*Stated problem:*
What you return should match every record exactly, with the images removed.

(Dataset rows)
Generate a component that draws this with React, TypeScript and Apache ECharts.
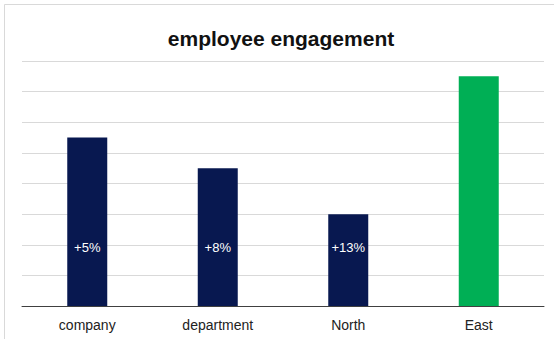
import React, { useEffect, useRef } from "react";
import * as echarts from "echarts";

const categories = ["company", "department", "North", "East"];
const values = [5.5, 4.5, 3, 7.5];
const barLabels = ["+5%", "+8%", "+13%", ""];
const barColors = ["#081850", "#081850", "#081850", "#00AF55"];
const titleText = "employee engagement";

export default function App() {
  const ref = useRef<HTMLDivElement>(null);
  useEffect(() => {
    const chart = echarts.init(ref.current!, null, { renderer: "svg" });
    chart.setOption({
      animation: false,
      title: {
        text: titleText,
        left: 281,
        top: 28,
        padding: 0,
        textAlign: "center",
        textStyle: {
          fontFamily: "Liberation Sans",
          fontSize: 21,
          fontWeight: "bold",
          color: "#111111",
        },
      },
      graphic: [
        {
          type: "rect",
          shape: { x: 4.5, y: 4.5, width: 700, height: 500 },
          style: { fill: "none", stroke: "#d9d9d9", lineWidth: 1 },
          silent: true,
          z: -1,
        },
      ],
      grid: { left: 22, right: 10, top: 61, bottom: 33, containLabel: false },
      xAxis: {
        type: "category",
        data: categories,
        axisLine: { lineStyle: { color: "#404040", width: 1 } },
        axisTick: { show: false },
        axisLabel: {
          fontFamily: "Liberation Sans",
          fontSize: 14,
          color: "#222222",
          margin: 12,
        },
      },
      yAxis: {
        type: "value",
        min: 0,
        max: 8,
        interval: 1,
        axisLabel: { show: false },
        axisLine: { show: false },
        axisTick: { show: false },
        splitLine: { lineStyle: { color: "#d9d9d9", width: 1 } },
      },
      series: [
        {
          type: "bar",
          barWidth: 40,
          data: values.map((v, i) => ({
            value: v,
            itemStyle: { color: barColors[i] },
            label: {
              show: barLabels[i] !== "",
              formatter: barLabels[i],
            },
          })),
          label: {
            position: "insideBottom",
            distance: 52,
            color: "#ffffff",
            fontFamily: "Liberation Sans",
            fontSize: 13,
          },
        },
      ],
    });
    return () => chart.dispose();
  }, []);
  return (
    <div
      ref={ref}
      style={{ position: "fixed", left: 0, top: 0, width: 554, height: 339, background: "#fff" }}
    />
  );
}
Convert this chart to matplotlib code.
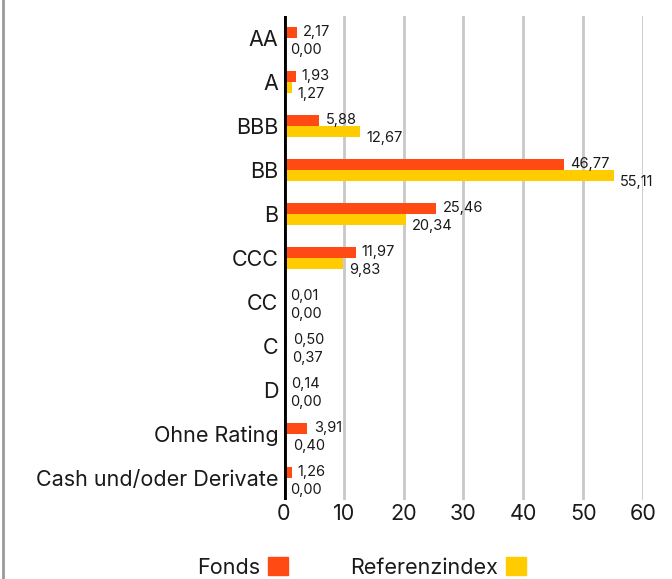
import numpy as np
import matplotlib
matplotlib.use('Agg')
import matplotlib.pyplot as plt
from matplotlib.lines import Line2D
from matplotlib.patches import Patch

plt.rcParams['font.family'] = ['Inter', 'DejaVu Sans']

# ratings and weights (%)
categories = ['AA', 'A', 'BBB', 'BB', 'B', 'CCC', 'CC', 'C', 'D', 'Ohne Rating', 'Cash und/oder Derivate']
fonds = [2.17, 1.93, 5.88, 46.77, 25.46, 11.97, 0.01, 0.50, 0.14, 3.91, 1.26]
referenz = [0.00, 1.27, 12.67, 55.11, 20.34, 9.83, 0.00, 0.37, 0.00, 0.40, 0.00]
series_names = ['Fonds', 'Referenzindex']
xticks = [0, 10, 20, 30, 40, 50, 60]

col_fonds = '#FF4A14'
col_ref = '#FFCC00'
txt_col = '#1a1a1a'

fig = plt.figure(figsize=(6.72, 5.79), dpi=100)
ax = fig.add_axes([0.4226, 0.1364, 0.5342, 0.836])

y = np.arange(len(categories))
h = 0.25
ax.barh(y - h / 2, fonds, height=h, color=col_fonds, zorder=3)
ax.barh(y + h / 2, referenz, height=h, color=col_ref, zorder=3)

def fmt(v):
    return f"{v:.2f}".replace('.', ',')

for yi, v in zip(y, fonds):
    ax.annotate(fmt(v), (v, yi - h / 2), xytext=(4.5, 0.5), textcoords='offset points',
                va='center', ha='left', fontsize=10.5, color=txt_col)
for yi, v in zip(y, referenz):
    ax.annotate(fmt(v), (v, yi + h / 2), xytext=(4.5, -4.5), textcoords='offset points',
                va='center', ha='left', fontsize=10.5, color=txt_col)

ax.set_xlim(0, 60)
ax.set_ylim(len(categories) - 0.5, -0.5)
ax.set_xticks(xticks)
ax.set_xticklabels([str(t) for t in xticks], fontsize=15.5, color=txt_col)
ax.set_yticks(y)
ax.set_yticklabels(categories, fontsize=15.5, color=txt_col)
ax.tick_params(length=0, pad=4)
ax.tick_params(axis='x', pad=3)

ax.grid(axis='x', color='#c8c8c8', lw=2, zorder=0)
for s in ax.spines.values():
    s.set_visible(False)
ax.axvline(0, color='black', lw=3.5, zorder=4)

handles = [Patch(color=col_fonds), Patch(color=col_ref)]
leg = fig.legend(handles, series_names, loc='lower center', bbox_to_anchor=(0.538, -0.031),
                 ncol=2, frameon=False, markerfirst=False, fontsize=15.5,
                 handlelength=0.93, handleheight=0.93, handletextpad=0.35, columnspacing=2.9)
for t in leg.get_texts():
    t.set_color(txt_col)

# left frame line
fig.add_artist(Line2D([0.005, 0.005], [0, 1], color='#999999', lw=2, transform=fig.transFigure))

fig.savefig('out.png', dpi=100)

*Full response:*
Generate a component that draws this with React, TypeScript and Apache ECharts.
import React, { useEffect, useRef } from "react";
import * as echarts from "echarts";

const categories = ["company", "department", "North", "East"];
const values = [5.5, 4.5, 3, 7.5];
const barLabels = ["+5%", "+8%", "+13%", ""];
const barColors = ["#081850", "#081850", "#081850", "#00AF55"];
const titleText = "employee engagement";

export default function App() {
  const ref = useRef<HTMLDivElement>(null);
  useEffect(() => {
    const chart = echarts.init(ref.current!, null, { renderer: "svg" });
    chart.setOption({
      animation: false,
      title: {
        text: titleText,
        left: 281,
        top: 28,
        padding: 0,
        textAlign: "center",
        textStyle: {
          fontFamily: "Liberation Sans",
          fontSize: 21,
          fontWeight: "bold",
          color: "#111111",
        },
      },
      graphic: [
        {
          type: "rect",
          shape: { x: 4.5, y: 4.5, width: 700, height: 500 },
          style: { fill: "none", stroke: "#d9d9d9", lineWidth: 1 },
          silent: true,
          z: -1,
        },
      ],
      grid: { left: 22, right: 10, top: 61, bottom: 33, containLabel: false },
      xAxis: {
        type: "category",
        data: categories,
        axisLine: { lineStyle: { color: "#404040", width: 1 } },
        axisTick: { show: false },
        axisLabel: {
          fontFamily: "Liberation Sans",
          fontSize: 14,
          color: "#222222",
          margin: 12,
        },
      },
      yAxis: {
        type: "value",
        min: 0,
        max: 8,
        interval: 1,
        axisLabel: { show: false },
        axisLine: { show: false },
        axisTick: { show: false },
        splitLine: { lineStyle: { color: "#d9d9d9", width: 1 } },
      },
      series: [
        {
          type: "bar",
          barWidth: 40,
          data: values.map((v, i) => ({
            value: v,
            itemStyle: { color: barColors[i] },
            label: {
              show: barLabels[i] !== "",
              formatter: barLabels[i],
            },
          })),
          label: {
            position: "insideBottom",
            distance: 52,
            color: "#ffffff",
            fontFamily: "Liberation Sans",
            fontSize: 13,
          },
        },
      ],
    });
    return () => chart.dispose();
  }, []);
  return (
    <div
      ref={ref}
      style={{ position: "fixed", left: 0, top: 0, width: 554, height: 339, background: "#fff" }}
    />
  );
}
Convert this chart to matplotlib code.
import numpy as np
import matplotlib
matplotlib.use('Agg')
import matplotlib.pyplot as plt
from matplotlib.lines import Line2D
from matplotlib.patches import Patch

plt.rcParams['font.family'] = ['Inter', 'DejaVu Sans']

# ratings and weights (%)
categories = ['AA', 'A', 'BBB', 'BB', 'B', 'CCC', 'CC', 'C', 'D', 'Ohne Rating', 'Cash und/oder Derivate']
fonds = [2.17, 1.93, 5.88, 46.77, 25.46, 11.97, 0.01, 0.50, 0.14, 3.91, 1.26]
referenz = [0.00, 1.27, 12.67, 55.11, 20.34, 9.83, 0.00, 0.37, 0.00, 0.40, 0.00]
series_names = ['Fonds', 'Referenzindex']
xticks = [0, 10, 20, 30, 40, 50, 60]

col_fonds = '#FF4A14'
col_ref = '#FFCC00'
txt_col = '#1a1a1a'

fig = plt.figure(figsize=(6.72, 5.79), dpi=100)
ax = fig.add_axes([0.4226, 0.1364, 0.5342, 0.836])

y = np.arange(len(categories))
h = 0.25
ax.barh(y - h / 2, fonds, height=h, color=col_fonds, zorder=3)
ax.barh(y + h / 2, referenz, height=h, color=col_ref, zorder=3)

def fmt(v):
    return f"{v:.2f}".replace('.', ',')

for yi, v in zip(y, fonds):
    ax.annotate(fmt(v), (v, yi - h / 2), xytext=(4.5, 0.5), textcoords='offset points',
                va='center', ha='left', fontsize=10.5, color=txt_col)
for yi, v in zip(y, referenz):
    ax.annotate(fmt(v), (v, yi + h / 2), xytext=(4.5, -4.5), textcoords='offset points',
                va='center', ha='left', fontsize=10.5, color=txt_col)

ax.set_xlim(0, 60)
ax.set_ylim(len(categories) - 0.5, -0.5)
ax.set_xticks(xticks)
ax.set_xticklabels([str(t) for t in xticks], fontsize=15.5, color=txt_col)
ax.set_yticks(y)
ax.set_yticklabels(categories, fontsize=15.5, color=txt_col)
ax.tick_params(length=0, pad=4)
ax.tick_params(axis='x', pad=3)

ax.grid(axis='x', color='#c8c8c8', lw=2, zorder=0)
for s in ax.spines.values():
    s.set_visible(False)
ax.axvline(0, color='black', lw=3.5, zorder=4)

handles = [Patch(color=col_fonds), Patch(color=col_ref)]
leg = fig.legend(handles, series_names, loc='lower center', bbox_to_anchor=(0.538, -0.031),
                 ncol=2, frameon=False, markerfirst=False, fontsize=15.5,
                 handlelength=0.93, handleheight=0.93, handletextpad=0.35, columnspacing=2.9)
for t in leg.get_texts():
    t.set_color(txt_col)

# left frame line
fig.add_artist(Line2D([0.005, 0.005], [0, 1], color='#999999', lw=2, transform=fig.transFigure))

fig.savefig('out.png', dpi=100)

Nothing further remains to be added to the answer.